As I’ve argued before, United States Ambassador Lana Marks must be a difficult person for many South Africans to understand.

Her appointment by President Donald Trump (a man who inspires robust reactions) was greeted with howls of outrage as an insult to the country. Trump, as astute observers will recall, had provoked all manner of denunciations in 2018 with a Tweet about South Africa’s ‘land and farm seizures and expropriations’. He also described countries on the continent in expletive-laden terms.

Ambassador Marks would have been a natural lightning rod for this, and, when her appointment was announced, she was. She stood to be harangued for things she and President Trump did, and things they failed to do: Business Day ran a memorable editorial questioning whether she would be able to shift his views on Africa (although whether this is her role, as a representative of the United States and not of South Africa or the continent, is debatable).

Remarkably positive

Her demeanour since arriving has been remarkably positive – more so at any rate than a good deal of South Africa’s public mood. And so, in an interview with the Mail and Guardian, she comes across less as a diplomat than as an advocate for the country to which she has been posted.

Expropriation without Compensation (EWC) posed no threat at all. None, according to President Ramaphosa, and she has conveyed this message to her country. ‘I have personally advised all partners regarding this in the United States. There will be no confiscation whatsoever of private land … So now, having said that there will be no confiscation of any private land whatsoever, now is the time for major US investment in South Africa.’

Words that match the standards demanded of her by Business Day!

Ambassador Marks had warm words, too, for the President. ‘I am 100% satisfied in the way in which President [Cyril] Ramaphosa is handling everything — in a totally open and transparent manner. I am totally satisfied.’

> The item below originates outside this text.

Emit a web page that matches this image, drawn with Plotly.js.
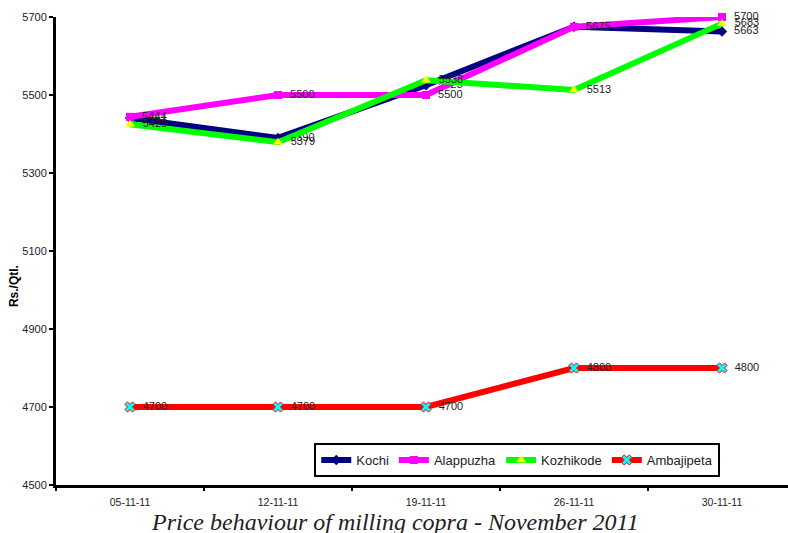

There may be no reason to doubt that President Ramaphosa made these assurances – it is after all unlikely that he would state bluntly to the representative of a major investor that its assets may soon be up for grabs, though we’d still like you to invest – but there are innumerable reasons to doubt that they represent a real guarantee of property rights.

Counterintuitive

For if there is no intention ‘whatsoever’ to seize privately owned property, it seems rather counterintuitive that the ruling party and the government it leads have been prepared to accept the economic damage of ‘policy uncertainty’ to push EWC forward. Government’s own investment envoys have stressed that EWC has been a hindrance to their work. Yet onward it has gone.

Indeed, it has been enough of a priority that it has occasioned the first attempt to tamper with the Bill of Rights. At stake is Section 25, which was particularly carefully negotiated to strike a balance between securing people’s property and the acknowledged need for redress measures. Given that no one less than President Ramaphosa has said that, in certain instances, expropriation for no compensation is possible under the current ‘just and equitable’ formulation.

The proposed changes – not least the ANC’s intention to remove the courts from the process, and vest it in the ‘executive’ – suggest that the relationship between the state and citizens which Section 25 had tried to establish is on the way out. So, too, in any meaningful sense, is ‘just and equitable’.

As journalist and (one-time?)- Ramaphosa fan Peter Bruce said: ‘How does Ramaphosa make circumventing the courts, and the law, investment-neutral?’

Extraordinarily reckless

But perhaps this is all symbolic, a political flourish? So said more than a few commentators over the past two years. Even if that was a plausible explanation for the amount of political capital that has been put into this policy, it would still be extraordinarily reckless to rely on a presumed lack of intention by the incumbent president to act on it. He will not be in office forever.

Besides, the assurances that he has given the ambassador might be measured against what many in power have said – again, not least the President – on the subject. He and his associates have repeatedly pledged that EWC is policy, will become law and will be acted upon. ‘We are going to take land and when we take land we are going to take it without compensation,’ he said in March 2018.

Or, as he said in the Northern Cape at the ANC’s 108th anniversary celebrations in Kimberley earlier this year: ‘We said our land reform process, which includes a decision taken at the 54th conference of expropriating land, is what is going to happen – and it will also happen here in the Northern Cape.’

Major theme

President Ramaphosa has not been alone in this. EWC also emerges as a major theme in the report of the Presidential Advisory Panel on Land Reform and Agriculture. And the ANC in the Northern Cape has produced a list of properties, most of them productive, that it intends to seize when the law allows. Their announcement stands uncontradicted.

Besides all of this, the ambassador’s own government has expressed concerns about South Africa’s intention with regard to intellectual property – as much a matter of property rights as real estate.

No doubt, some commentators will see Ambassador Marks’s comments as a calming measure of sorts that the country needs, and an antidote to ‘fearmongering’ around EWC.

Yet concerns about the impending policy are based on the established direction of policy and the declared intentions of the country’s leadership. Promises that it will essentially leave private property intact should be viewed with scepticism.